Nuñez and Muntagirov light up The Royal Ballet’s Swan Lake

Royal Opera House, London
March 6, 2024

Liam Scarlett’s production of Swan Lake could be seen as an ideal fit for the Royal Ballet. It sits comfortably in the traditional mode but with no suggestion of being either old or dusty.

The narrative is given a twist and an anchor with Von Rothbart having a human form as a high-ranking palace official in addition to his sorcerer guise. The Prince’s friend, Benno, is back in a desirable role which includes the Act 1 pas de trois with the Prince’s two sisters as well as a major part in Act 3. Scarlett’s skill in structuring the corps de ballet transforms the Act 1 waltz into symphony in movement while in Act 4, he uses intricate pattering to blend drama and poetry in the swan formations.

A scene from Liam Scarlett’s Swan Lake by The Royal Ballet
Photo ROH/Tristram Kenton

The production is packed with fine dance for all from corps de ballet to principals. The Royal Ballet currently has a fine cohort of principal dancers and audiences are spoilt for choice. The opening night of this long season of Swan Lakes was given to Marianela Nuñez and Vadim Muntagirov who, befitting their status, gave magnificent performances.

Swan Lake is the ballerina’s ballet and Nuñez was perfection from her first grand jeté to her final death plunge. Sorrowful and cautious in Act 2, she danced through the familiar steps, every pose photo finished and allowing just enough emotion as she tentatively learns to trust Siegfried.

Muntagirov lives the role from the moment he steps on the stage. Peripheral for much of the dance activities in Act 1, he has centre stage moments in his confrontation with Von Rothbart and an uneasy relationship with his mother who demands his commitment to marriage. These inner conflicts and his yearning for love are expressed eloquently in his lyrical solo of controlled adage as the scene changes to a lakeside bathed in moonlight.

Marianela Nuñez as Odette in Swan Lake
Photo ROH/Bill Cooper

John Macfarlane’s designs are truly magnificent. The ballroom is eye wateringly impressive with plenty of glitz and each national troupe battling to out-costume the others. In Act 1, the park outside the castle gates is typically English and the dresses with hints of period are fluid and enhance the movement. The white acts in contrast are other worldly. Around the solid pile of rocks centre stage, the intense darkness is both impenetrable and liminal, transporting us to a spirit world. It brings the exquisite feathery tutus into sharp relief and creates a magic world enhanced by David Finn’s decisive lighting.

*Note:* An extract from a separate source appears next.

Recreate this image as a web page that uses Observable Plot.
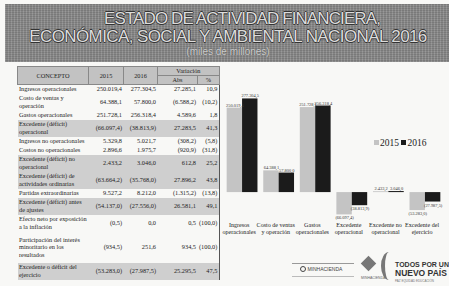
<!DOCTYPE html>
<html><head><meta charset="utf-8">
<script src="https://cdn.jsdelivr.net/npm/d3@7"></script>
<script src="https://cdn.jsdelivr.net/npm/@observablehq/plot@0.6"></script>
<style>
html,body{margin:0;padding:0;background:#f8f8f6;width:449px;height:286px;overflow:hidden;}
#page{position:relative;width:449px;height:286px;overflow:hidden;font-family:"Liberation Serif",serif;color:#222;}
#banner{position:absolute;left:5px;top:4px;width:446px;height:58px;background:#8a8a8a;
 background-image:repeating-linear-gradient(90deg,rgba(255,255,255,.07) 0 1px,rgba(0,0,0,.07) 1px 3px),repeating-linear-gradient(0deg,rgba(255,255,255,.06) 0 1px,rgba(0,0,0,.06) 1px 2px);}
.t{position:absolute;left:0;width:446px;text-align:center;font-family:"Liberation Sans Narrow","Liberation Sans",sans-serif;color:#dcdcdc;
 text-shadow:-0.7px 0 #333,0.7px 0 #333,0 -0.7px #333,0 0.7px #333;white-space:nowrap;}
#t1{top:5px;font-size:17px;letter-spacing:-0.9px;left:14px;}
#t2{top:23px;font-size:17px;letter-spacing:-0.6px;}
#t3{top:42px;font-size:10px;color:#cfcfcf;text-shadow:0 0 1px #444;}
#tbl{position:absolute;left:17px;top:66px;border-collapse:collapse;font-size:6.3px;line-height:7.6px;table-layout:fixed;}
#tbl td,#tbl th{padding:0 1.5px;vertical-align:middle;}
#tbl th{background:#c2c2c2;font-weight:normal;border:0.6px solid #888;height:8px;}
#tbl td.num{text-align:right;}
#tbl tr.sh td{background:#cfcfcf;}
#tbl{border-right:1.2px solid #555;}
#chart{position:absolute;left:218px;top:66px;}
#legend{position:absolute;left:374px;top:138px;font-size:9.5px;font-family:"Liberation Serif",serif;color:#222;white-space:nowrap;}
#legend span.sw{display:inline-block;width:5px;height:5px;margin-right:1px;vertical-align:1px;}
.lg{position:absolute;font-family:'Liberation Sans',sans-serif;white-space:nowrap;}
</style></head>
<body><div id="page">
<div id="banner">
 <div class="t" id="t1">ESTADO DE ACTIVIDAD FINANCIERA,</div>
 <div class="t" id="t2">ECONÓMICA, SOCIAL Y AMBIENTAL NACIONAL 2016</div>
 <div class="t" id="t3">(miles de millones)</div>
</div>
<table id="tbl"></table>
<div id="chart"></div>
<div id="legend"><span class="sw" style="background:#c4c4c4"></span>2015 <span class="sw" style="background:#1b1b1b"></span>2016</div>
<div style="position:absolute;left:292px;top:263px;width:62px;border-top:0.6px solid #999;"></div>
<div class="lg" style="left:300px;top:266px;font-size:5px;line-height:6px;color:#444;">
 <span style="display:inline-block;width:4px;height:4px;border:0.8px solid #444;border-radius:50%;vertical-align:-1px;"></span> MINHACIENDA</div>
<div style="position:absolute;left:292px;top:276px;width:62px;border-top:0.6px solid #bbb;"></div>
<div style="position:absolute;left:363px;top:258px;width:11px;height:11px;background:#777;transform:rotate(45deg);"></div>
<div class="lg" style="left:361px;top:276px;font-size:3.5px;line-height:4px;color:#666;">MINHACIENDA</div>
<div style="position:absolute;left:381px;top:252px;width:12px;height:28px;border-left:4px solid #777;border-radius:50% 0 0 50%;"></div>
<div class="lg" style="left:395px;top:261px;font-size:7px;line-height:8px;font-weight:bold;color:#333;">TODOS POR UN</div>
<div class="lg" style="left:395px;top:269px;font-size:8.5px;line-height:9px;font-weight:bold;color:#333;">NUEVO PAÍS</div>
<div class="lg" style="left:395px;top:279px;font-size:3px;line-height:4px;color:#777;">PAZ EQUIDAD EDUCACIÓN</div>
</div>
<script>
// ---- chart data ----
const categories = ["Ingresos operacionales","Costo de ventas y operación","Gastos operacionales","Excedente operacional","Excedente no operacional","Excedente del ejercicio"];
const categoryLabels = ["Ingresos\noperacionales","Costo de ventas\ny operación","Gastos\noperacionales","Excedente\noperacional","Excedente no\noperacional","Excedente del\nejercicio"];
const years = ["2015","2016"];
const values2015 = [250019.4, 64388.1, 251728.1, -66097.4, 2433.2, -53283.0];
const values2016 = [277304.5, 57800.0, 256318.4, -38813.9, 3046.0, -27987.5];
const yearColors = ["#c4c4c4","#1b1b1b"];

// ---- table data ----
const tConcepts = ["Ingresos operacionales","Costo de ventas y operación","Gastos operacionales","Excedente (déficit) operacional","Ingresos no operacionales","Costos no operacionales","Excedente (déficit) no operacional","Excedente (déficit) de actividades ordinarias","Partidas extraordinarias","Excedente (déficit) antes de ajustes","Efecto neto por exposición a la inflación","Participación del interés minoritario en los resultados","Excedente o déficit del ejercicio"];
const t2015 = ["250.019,4","64.388,1","251.728,1","(66.097,4)","5.329,8","2.896,6","2.433,2","(63.664,2)","9.527,2","(54.137,0)","(0,5)","(934,5)","(53.283,0)"];
const t2016 = ["277.304,5","57.800,0","256.318,4","(38.813,9)","5.021,7","1.975,7","3.046,0","(35.768,0)","8.212,0","(27.556,0)","0,0","251,6","(27.987,5)"];
const tAbs = ["27.285,1","(6.588,2)","4.589,6","27.283,5","(308,2)","(920,9)","612,8","27.896,2","(1.315,2)","26.581,1","0,5","934,5","25.295,5"];
const tPct = ["10,9","(10,2)","1,8","41,3","(5,8)","(31,8)","25,2","43,8","(13,8)","49,1","(100,0)","(100,0)","47,5"];
const tShaded = [false,false,false,true,false,false,true,true,false,true,false,false,true];
const tLines = [1,2,1,2,1,1,2,2,1,2,2,3,2];

// build table
const tbl = document.getElementById("tbl");
const colW = [71,35,34,40,20];
let html = "<colgroup>" + colW.map(w=>`<col style="width:${w}px">`).join("") + "</colgroup>";
html += `<tr><th rowspan="2">CONCEPTO</th><th rowspan="2">2015</th><th rowspan="2">2016</th><th colspan="2">Variación</th></tr><tr><th>Abs</th><th>%</th></tr>`;
const rowH = {1:9, 2:17, 3:31};
tConcepts.forEach((c,i)=>{
  html += `<tr class="${tShaded[i]?"sh":""}" style="height:${rowH[tLines[i]]}px"><td>${c}</td><td class="num">${t2015[i]}</td><td class="num">${t2016[i]}</td><td class="num">${tAbs[i]}</td><td class="num">${tPct[i]}</td></tr>`;
});
tbl.innerHTML = html;

// chart
const data = [];
categories.forEach((c,i)=>{
  data.push({cat:c, year:years[0], value:values2015[i]});
  data.push({cat:c, year:years[1], value:values2016[i]});
});
function fmt(v){
  const a = Math.abs(v).toFixed(1).split(".");
  const ip = a[0].replace(/\B(?=(\d{3})+(?!\d))/g,".");
  const s = ip + "," + a[1];
  return v < 0 ? "(" + s + ")" : s;
}
const pxPer = 2850;
const chart = Plot.plot({
  width: 240, height: 182,
  marginLeft: 0, marginRight: 0, marginTop: 0, marginBottom: 22,
  style: {fontFamily: "Liberation Serif, serif", background: "transparent", color: "#222"},
  fx: {domain: categories, paddingInner: 0.12, paddingOuter: 0.15, label: null},
  x: {domain: years, padding: 0, axis: null},
  y: {domain: [-29*pxPer, 131*pxPer], axis: null},
  color: {domain: years, range: yearColors},
  marks: [
    Plot.barY(data, {fx: "cat", x: "year", y: "value", fill: "year"}),
    Plot.text(data.filter(d=>d.value>=0), {fx: "cat", x: "year", y: "value", text: d=>fmt(d.value), lineAnchor: "bottom", dy: -1.5, fontSize: 4.6, fill: "#333"}),
    Plot.text(data.filter(d=>d.value<0), {fx: "cat", x: "year", y: "value", text: d=>fmt(d.value), lineAnchor: "top", dy: 1.5, fontSize: 4.6, fill: "#333"}),
    Plot.axisFx({anchor: "bottom", tickSize: 0, tickPadding: 2, fontSize: 6.3, lineHeight: 1.15, dx: -3,
      tickFormat: d => categoryLabels[categories.indexOf(d)], label: null})
  ]
});
document.getElementById("chart").appendChild(chart);
</script>
</body></html>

Act 3 is the showcase for technical wizardry. Nuñez was icy cold and as brilliant as cut crystal, holding her balance for frozen seconds and whizzing through 32 fouettés. Muntagirov executed flawless entrechats, cabrioles and tours and his entrance in the coda was turbo charged, soaring as a man besotted with love.

It was a clever move by Scarlett to retain Frederick Ashton’s Neapolitan duet. Its wit and charm contrast so well with the pomp and pageantry and Madison Bailey and Taisuke Nakao were right on the button.

Marianela Nuñez as Odile and Vadim Muntagirov as Prince Siegfried in Swan Lake
Photo ROH/Bill Cooper

Isabella Gasparini,  Sae Maeda and Luca Acri, as Benno, danced the Pas de Trois in Act 1, also getting a second, newly choreographed, trio in Act 3. Acri excelled with engaging personality and a brilliant high-energy performance.  The sisters, like well bred aristocrats, danced superbly but with a little more restraint, with Maeda bringing extra warmth and charm.

Gary Avis excels in villainous roles. As Von Rothbart, he stalked the palace with a look that would sour milk then transformed to the monstrous sorcerer never missing an opportunity for malevolence.

The denouncement and the dissolving of the palace is beautifully achieved to lead to the pathos of the final act. Here, Nuñez opened her heart and the final duet with Muntagirov had all the emotion necessary to reach the tragic heights the ballet deserves. It was an evening to indulge the senses accompanied by strong playing in the pit masterfully led by Koen Kessels.

Mixed in with other programmes, Swan Lake is at The Royal Opera House to June 28, 2024.